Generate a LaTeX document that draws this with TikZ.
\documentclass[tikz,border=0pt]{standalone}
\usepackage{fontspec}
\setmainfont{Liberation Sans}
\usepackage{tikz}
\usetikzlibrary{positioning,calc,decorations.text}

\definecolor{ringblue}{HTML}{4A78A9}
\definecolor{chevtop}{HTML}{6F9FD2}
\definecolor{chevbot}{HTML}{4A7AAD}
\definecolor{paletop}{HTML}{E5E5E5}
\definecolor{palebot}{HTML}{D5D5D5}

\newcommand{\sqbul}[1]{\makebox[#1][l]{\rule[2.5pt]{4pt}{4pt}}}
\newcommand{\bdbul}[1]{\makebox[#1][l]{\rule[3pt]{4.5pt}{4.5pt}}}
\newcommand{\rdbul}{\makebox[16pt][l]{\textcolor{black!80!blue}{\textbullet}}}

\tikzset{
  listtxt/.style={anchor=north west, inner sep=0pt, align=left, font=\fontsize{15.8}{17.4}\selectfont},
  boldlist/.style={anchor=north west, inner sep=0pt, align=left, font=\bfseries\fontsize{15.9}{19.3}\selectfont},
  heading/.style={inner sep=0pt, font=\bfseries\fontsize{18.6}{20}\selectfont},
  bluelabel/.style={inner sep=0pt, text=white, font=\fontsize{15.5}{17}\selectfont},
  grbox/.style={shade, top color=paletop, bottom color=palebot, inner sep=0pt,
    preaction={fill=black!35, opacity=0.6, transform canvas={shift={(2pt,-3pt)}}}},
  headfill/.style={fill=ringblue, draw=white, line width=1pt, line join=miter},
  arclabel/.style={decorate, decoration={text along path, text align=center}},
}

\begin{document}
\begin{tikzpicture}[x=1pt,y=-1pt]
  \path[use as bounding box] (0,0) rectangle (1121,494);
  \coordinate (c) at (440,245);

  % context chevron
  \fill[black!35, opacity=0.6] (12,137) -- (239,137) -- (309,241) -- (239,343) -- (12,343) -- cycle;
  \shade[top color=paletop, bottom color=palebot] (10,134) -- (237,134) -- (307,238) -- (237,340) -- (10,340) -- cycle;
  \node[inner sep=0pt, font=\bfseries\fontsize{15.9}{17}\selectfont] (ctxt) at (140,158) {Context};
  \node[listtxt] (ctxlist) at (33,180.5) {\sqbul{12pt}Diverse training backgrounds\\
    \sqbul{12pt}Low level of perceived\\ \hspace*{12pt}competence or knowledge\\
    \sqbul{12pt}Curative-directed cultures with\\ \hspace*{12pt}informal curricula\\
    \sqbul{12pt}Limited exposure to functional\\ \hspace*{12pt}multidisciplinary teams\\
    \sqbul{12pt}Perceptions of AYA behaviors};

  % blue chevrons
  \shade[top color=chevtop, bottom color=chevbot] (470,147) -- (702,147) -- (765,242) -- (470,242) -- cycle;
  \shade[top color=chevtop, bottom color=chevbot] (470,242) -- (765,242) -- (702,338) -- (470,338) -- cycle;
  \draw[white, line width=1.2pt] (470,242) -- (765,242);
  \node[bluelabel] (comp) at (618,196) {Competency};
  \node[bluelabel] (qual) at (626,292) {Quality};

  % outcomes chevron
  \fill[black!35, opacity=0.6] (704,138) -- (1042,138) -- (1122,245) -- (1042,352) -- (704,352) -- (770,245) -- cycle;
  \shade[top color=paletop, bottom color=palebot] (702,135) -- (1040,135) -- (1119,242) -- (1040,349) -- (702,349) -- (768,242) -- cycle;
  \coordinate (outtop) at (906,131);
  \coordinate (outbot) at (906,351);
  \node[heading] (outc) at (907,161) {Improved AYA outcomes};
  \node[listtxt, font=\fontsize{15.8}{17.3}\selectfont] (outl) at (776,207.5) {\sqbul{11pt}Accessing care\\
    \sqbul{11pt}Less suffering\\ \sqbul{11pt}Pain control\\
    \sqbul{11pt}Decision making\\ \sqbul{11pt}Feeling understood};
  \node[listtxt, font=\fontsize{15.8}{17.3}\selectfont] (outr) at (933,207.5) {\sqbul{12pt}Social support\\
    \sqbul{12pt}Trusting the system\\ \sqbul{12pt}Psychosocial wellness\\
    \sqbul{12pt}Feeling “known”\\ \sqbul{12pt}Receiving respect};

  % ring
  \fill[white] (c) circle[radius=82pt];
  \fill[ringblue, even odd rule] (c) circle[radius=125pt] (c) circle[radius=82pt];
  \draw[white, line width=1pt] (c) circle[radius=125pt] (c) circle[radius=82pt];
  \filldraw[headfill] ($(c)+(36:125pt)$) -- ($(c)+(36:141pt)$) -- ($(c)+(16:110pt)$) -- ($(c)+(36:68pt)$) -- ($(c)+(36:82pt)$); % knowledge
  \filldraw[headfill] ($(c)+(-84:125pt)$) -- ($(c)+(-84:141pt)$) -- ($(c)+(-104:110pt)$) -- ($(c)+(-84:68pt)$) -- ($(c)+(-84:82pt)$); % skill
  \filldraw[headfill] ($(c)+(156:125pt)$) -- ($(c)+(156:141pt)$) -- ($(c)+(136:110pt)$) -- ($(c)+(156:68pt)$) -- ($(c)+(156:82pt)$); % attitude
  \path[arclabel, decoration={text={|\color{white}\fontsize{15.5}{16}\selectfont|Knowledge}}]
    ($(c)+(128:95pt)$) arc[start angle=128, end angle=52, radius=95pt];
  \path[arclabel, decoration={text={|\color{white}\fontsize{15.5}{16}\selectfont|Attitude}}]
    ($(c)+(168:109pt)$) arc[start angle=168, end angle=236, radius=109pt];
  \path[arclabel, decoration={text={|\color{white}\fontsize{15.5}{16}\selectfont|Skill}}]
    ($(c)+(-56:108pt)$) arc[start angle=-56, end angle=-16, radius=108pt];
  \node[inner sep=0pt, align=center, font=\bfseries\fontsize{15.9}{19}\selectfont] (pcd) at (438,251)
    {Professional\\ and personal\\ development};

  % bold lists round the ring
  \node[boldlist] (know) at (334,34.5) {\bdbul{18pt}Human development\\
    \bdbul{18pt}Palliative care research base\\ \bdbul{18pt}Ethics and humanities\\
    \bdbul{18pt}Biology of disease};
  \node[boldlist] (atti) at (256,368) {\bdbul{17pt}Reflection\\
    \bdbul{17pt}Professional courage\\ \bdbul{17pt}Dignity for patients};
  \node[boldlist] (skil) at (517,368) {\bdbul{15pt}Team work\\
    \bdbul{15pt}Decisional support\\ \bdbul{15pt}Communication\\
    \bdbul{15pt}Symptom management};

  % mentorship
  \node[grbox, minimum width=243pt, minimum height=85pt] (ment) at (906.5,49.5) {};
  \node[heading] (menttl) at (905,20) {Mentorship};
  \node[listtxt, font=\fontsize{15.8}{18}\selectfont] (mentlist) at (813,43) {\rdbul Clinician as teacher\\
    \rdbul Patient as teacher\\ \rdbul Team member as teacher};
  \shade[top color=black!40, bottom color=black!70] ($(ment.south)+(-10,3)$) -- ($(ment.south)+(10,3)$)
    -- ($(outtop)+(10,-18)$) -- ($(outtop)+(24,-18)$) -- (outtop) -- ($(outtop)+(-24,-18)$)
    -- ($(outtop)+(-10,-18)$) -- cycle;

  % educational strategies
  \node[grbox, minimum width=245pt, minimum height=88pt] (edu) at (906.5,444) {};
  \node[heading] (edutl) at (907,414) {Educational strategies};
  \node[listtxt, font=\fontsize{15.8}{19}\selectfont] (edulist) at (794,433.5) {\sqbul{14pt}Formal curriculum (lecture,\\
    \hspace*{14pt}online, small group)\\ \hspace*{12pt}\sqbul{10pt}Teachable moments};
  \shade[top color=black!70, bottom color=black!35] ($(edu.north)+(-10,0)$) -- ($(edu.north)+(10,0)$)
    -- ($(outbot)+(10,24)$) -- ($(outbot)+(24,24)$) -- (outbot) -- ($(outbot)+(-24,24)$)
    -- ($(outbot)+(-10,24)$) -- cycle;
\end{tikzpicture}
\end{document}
################
Aim:
Look through the material above and work out how many of its lines contain "with". State the number only.

Written answer:
2